The problem
Give again, word for word, each line from the top of the listing through the line that holds "const fmt = v => String(v).replace('.', ',');".
[Data entries start]
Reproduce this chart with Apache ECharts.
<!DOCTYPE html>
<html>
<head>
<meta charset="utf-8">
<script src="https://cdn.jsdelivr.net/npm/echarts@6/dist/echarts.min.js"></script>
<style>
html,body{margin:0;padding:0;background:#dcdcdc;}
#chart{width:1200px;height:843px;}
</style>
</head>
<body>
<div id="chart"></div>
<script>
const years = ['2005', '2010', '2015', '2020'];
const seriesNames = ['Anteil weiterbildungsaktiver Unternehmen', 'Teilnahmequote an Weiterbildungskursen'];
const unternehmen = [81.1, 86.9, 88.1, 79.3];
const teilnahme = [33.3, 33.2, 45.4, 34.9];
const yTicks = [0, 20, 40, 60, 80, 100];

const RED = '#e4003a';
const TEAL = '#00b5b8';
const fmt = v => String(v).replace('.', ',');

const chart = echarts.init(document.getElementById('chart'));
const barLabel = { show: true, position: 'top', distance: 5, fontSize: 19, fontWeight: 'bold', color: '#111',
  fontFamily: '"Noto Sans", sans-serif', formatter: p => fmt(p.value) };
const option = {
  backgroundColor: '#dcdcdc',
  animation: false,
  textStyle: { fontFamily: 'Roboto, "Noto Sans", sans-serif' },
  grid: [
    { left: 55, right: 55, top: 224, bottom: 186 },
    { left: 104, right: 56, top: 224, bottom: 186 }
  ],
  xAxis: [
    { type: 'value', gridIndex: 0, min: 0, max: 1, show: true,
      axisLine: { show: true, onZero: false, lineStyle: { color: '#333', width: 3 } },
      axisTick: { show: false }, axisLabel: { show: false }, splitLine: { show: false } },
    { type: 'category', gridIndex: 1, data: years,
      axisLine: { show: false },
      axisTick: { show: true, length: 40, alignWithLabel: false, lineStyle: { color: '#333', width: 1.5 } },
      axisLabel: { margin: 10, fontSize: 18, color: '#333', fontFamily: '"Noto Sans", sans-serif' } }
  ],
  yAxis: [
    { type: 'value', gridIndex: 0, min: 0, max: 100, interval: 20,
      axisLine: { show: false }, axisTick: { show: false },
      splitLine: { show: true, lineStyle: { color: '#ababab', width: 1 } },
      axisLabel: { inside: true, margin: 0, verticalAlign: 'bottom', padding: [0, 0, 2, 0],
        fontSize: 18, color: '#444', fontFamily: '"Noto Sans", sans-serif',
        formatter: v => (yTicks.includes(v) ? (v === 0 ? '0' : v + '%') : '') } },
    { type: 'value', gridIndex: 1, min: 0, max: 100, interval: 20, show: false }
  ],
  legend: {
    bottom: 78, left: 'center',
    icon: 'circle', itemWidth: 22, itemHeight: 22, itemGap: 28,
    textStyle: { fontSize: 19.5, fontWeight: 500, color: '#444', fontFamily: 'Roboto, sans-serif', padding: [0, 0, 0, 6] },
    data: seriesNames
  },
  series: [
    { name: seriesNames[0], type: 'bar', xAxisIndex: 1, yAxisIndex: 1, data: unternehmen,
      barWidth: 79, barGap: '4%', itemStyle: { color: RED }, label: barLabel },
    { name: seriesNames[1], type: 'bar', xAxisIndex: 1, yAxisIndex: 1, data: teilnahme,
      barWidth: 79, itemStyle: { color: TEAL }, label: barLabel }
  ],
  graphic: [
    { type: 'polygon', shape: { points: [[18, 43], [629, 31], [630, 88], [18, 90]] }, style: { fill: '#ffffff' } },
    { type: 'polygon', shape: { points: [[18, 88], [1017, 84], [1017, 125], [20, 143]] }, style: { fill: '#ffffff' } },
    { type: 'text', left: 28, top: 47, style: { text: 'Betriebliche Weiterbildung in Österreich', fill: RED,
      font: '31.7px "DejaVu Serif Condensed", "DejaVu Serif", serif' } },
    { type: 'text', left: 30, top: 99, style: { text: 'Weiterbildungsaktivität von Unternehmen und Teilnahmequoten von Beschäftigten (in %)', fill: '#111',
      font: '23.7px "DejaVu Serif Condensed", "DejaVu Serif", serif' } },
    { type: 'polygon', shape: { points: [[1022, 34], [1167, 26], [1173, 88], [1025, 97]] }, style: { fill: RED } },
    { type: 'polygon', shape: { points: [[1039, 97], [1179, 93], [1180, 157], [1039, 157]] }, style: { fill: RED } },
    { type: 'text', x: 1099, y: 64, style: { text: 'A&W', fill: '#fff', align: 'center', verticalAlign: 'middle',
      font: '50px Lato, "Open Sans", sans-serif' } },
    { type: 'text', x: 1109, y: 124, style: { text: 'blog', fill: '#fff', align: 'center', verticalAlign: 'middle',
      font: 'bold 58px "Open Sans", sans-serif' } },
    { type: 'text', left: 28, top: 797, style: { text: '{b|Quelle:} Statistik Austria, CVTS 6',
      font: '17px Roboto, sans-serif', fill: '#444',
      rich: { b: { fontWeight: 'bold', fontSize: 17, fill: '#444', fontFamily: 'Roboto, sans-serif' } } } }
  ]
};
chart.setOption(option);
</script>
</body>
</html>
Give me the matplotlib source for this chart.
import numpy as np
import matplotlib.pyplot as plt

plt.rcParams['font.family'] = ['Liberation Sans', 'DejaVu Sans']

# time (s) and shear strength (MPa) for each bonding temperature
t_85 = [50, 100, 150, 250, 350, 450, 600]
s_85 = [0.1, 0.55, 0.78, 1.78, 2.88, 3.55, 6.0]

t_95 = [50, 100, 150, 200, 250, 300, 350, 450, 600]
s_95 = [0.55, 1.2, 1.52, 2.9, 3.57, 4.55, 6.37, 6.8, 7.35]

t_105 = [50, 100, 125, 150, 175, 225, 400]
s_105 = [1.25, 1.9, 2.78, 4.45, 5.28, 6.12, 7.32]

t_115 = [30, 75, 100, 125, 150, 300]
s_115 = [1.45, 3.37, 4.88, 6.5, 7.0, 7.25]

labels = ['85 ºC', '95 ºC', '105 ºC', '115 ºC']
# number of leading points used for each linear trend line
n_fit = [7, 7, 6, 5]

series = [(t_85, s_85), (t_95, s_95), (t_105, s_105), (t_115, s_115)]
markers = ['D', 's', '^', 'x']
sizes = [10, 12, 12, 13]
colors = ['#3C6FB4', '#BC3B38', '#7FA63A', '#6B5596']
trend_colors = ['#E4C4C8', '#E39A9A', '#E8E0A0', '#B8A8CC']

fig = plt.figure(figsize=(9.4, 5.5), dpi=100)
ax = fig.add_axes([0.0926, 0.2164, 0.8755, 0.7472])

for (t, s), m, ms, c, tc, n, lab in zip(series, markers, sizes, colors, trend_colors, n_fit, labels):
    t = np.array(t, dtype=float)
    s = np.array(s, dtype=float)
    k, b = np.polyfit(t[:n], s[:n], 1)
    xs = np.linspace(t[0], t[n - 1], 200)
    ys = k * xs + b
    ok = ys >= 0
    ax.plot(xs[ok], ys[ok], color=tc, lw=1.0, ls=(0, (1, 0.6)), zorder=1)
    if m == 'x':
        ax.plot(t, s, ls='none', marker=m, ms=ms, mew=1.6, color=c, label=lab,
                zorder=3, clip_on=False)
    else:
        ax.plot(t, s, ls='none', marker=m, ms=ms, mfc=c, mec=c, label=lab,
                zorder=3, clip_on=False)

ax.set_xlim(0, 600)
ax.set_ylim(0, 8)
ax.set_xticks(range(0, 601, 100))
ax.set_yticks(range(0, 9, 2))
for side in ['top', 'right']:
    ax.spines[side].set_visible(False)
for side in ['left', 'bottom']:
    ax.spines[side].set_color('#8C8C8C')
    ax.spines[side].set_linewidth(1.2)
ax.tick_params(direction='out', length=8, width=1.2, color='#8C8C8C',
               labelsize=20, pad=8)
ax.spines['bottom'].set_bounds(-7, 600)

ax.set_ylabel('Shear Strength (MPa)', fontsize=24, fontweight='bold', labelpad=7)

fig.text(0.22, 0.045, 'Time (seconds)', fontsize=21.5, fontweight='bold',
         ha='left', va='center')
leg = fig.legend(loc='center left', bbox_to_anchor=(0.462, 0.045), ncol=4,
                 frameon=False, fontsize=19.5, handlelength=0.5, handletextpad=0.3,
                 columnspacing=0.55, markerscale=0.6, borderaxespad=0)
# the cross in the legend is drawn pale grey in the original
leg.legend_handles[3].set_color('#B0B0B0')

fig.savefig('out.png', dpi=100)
[Data entries end]
Solution to the exercise
Reproduce this chart with Apache ECharts.
<!DOCTYPE html>
<html>
<head>
<meta charset="utf-8">
<script src="https://cdn.jsdelivr.net/npm/echarts@6/dist/echarts.min.js"></script>
<style>
html,body{margin:0;padding:0;background:#dcdcdc;}
#chart{width:1200px;height:843px;}
</style>
</head>
<body>
<div id="chart"></div>
<script>
const years = ['2005', '2010', '2015', '2020'];
const seriesNames = ['Anteil weiterbildungsaktiver Unternehmen', 'Teilnahmequote an Weiterbildungskursen'];
const unternehmen = [81.1, 86.9, 88.1, 79.3];
const teilnahme = [33.3, 33.2, 45.4, 34.9];
const yTicks = [0, 20, 40, 60, 80, 100];

const RED = '#e4003a';
const TEAL = '#00b5b8';
const fmt = v => String(v).replace('.', ',');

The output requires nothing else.